Tanto o más que por Marisol, El Cordobés, Mortadelo o Cavall Fort, fuimos amamantados por una cultura de masas crecientemente globalizada en la que fulgían ídolos como Bugs Bunny, Pelé, Tintín, Brando, Bardot o el caníbal Merckx. Pero era el más rutilante de todos Cassius/Muhammad, el único que lograba detener la rotación del planeta cada vez que su icono trasparecía en las precarias pantallas. Ahora posando ante los fotógrafos, autoparódico y fanfarrón, junto a Dylan y los Beatles. Ahora demoliendo con elegante saña —“Fly Like a Butterfly, Sting like a Bee”— a cuantos ominosos rivales le echaban al ruedo los promotores —de Liston a Foreman, pasando por Cooper, Bonavena, Norton y Frazier—. Ahora abrazando la Nación del Islam de Elijah Muhammad y Malcolm X con una desatada oratoria rebosante de ingenio. Ahora proclamando a los cuatro vientos —“A mí no me han hecho nada esos vietcong”— su negativa a alistarse en el ejército que estaba asolando Vietnam, acto de rebeldía que le acarreó onerosas pérdidas y la desposesión del título de campeón durante tres años y medio.
Cuando falleció, Ali llevaba 35 años retirado del boxeo, desde que en 1981 colgó los guantes afectado por un Parkinson incipiente. Ahora, media vida después, aquellos rapacitos de La Satélite hemos rebasado la madurez —como tantos criados en Brooklyn, la banlieu de París, Vallecas, Ripollet o Basauri—, y barrunto que somos legión los que nos hemos sentido embargados de evocaciones al saberlo. Como Barthes, Eco y Morin explicaron mientras Ali alcanzaba el cénit de la constelación mediática, la cultura de masas en auge había levantado un panteón de ídolos cuyas imaginarias virtudes suscitaban la identificación de millones de sujetos. Poderosamente mitogénica, incesante recreadora de filones narrativos y simbólicos antiquísimos, la industria cultural se revelaba capaz de fabricar ceguera, estulticia y mal gusto a raudales. Pero también de proponer arquetipos de belleza, inteligencia, justicia o bondad que infundían valores, criterios y actitudes emancipadoras.
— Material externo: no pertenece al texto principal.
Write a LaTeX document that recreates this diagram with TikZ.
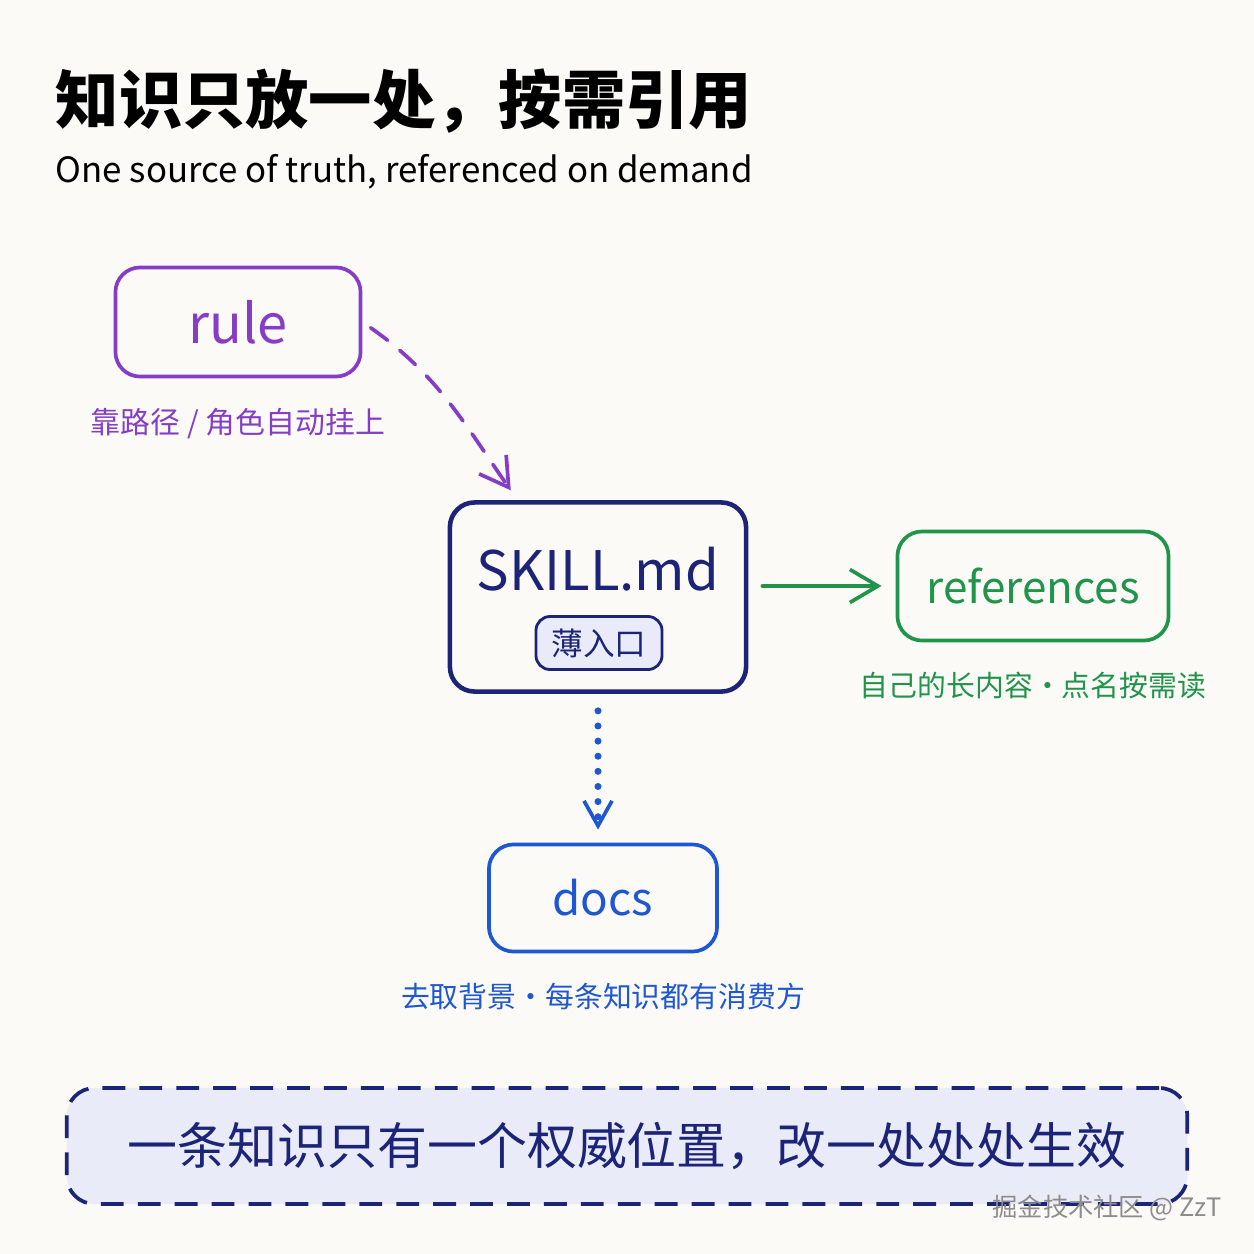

Con Ali, el más sugestivo de todos, entrevimos que un atleta podía conducirse con gracia, inteligencia y vis teatral, en vivo contraste con los zotes que hoy asuelan la mojiganga futbolera. Que un héroe fieramente humano como él podía sentir ambigüedad o temor, y desfallecer ante la adversidad, y que —como David o Ulises— precisamente lo era por osar afrontarla. Que en su sonora rebelión contra la segregación racial y el aplastamiento militar de Indochina reverberaban ecos de la noble causa de Rosa Parks, Mandela y Antígona. Despertamos de la niñez atisbándolo entre las 625 líneas y entretejimos jirones de nuestra propia historia con retazos de la suya: el ascenso, apoteosis y lento descenso hacia una muerte sin olvido de un héroe que nos enseñó a querernos mejores.
Albert Chillón es profesor de la UAB y escritor.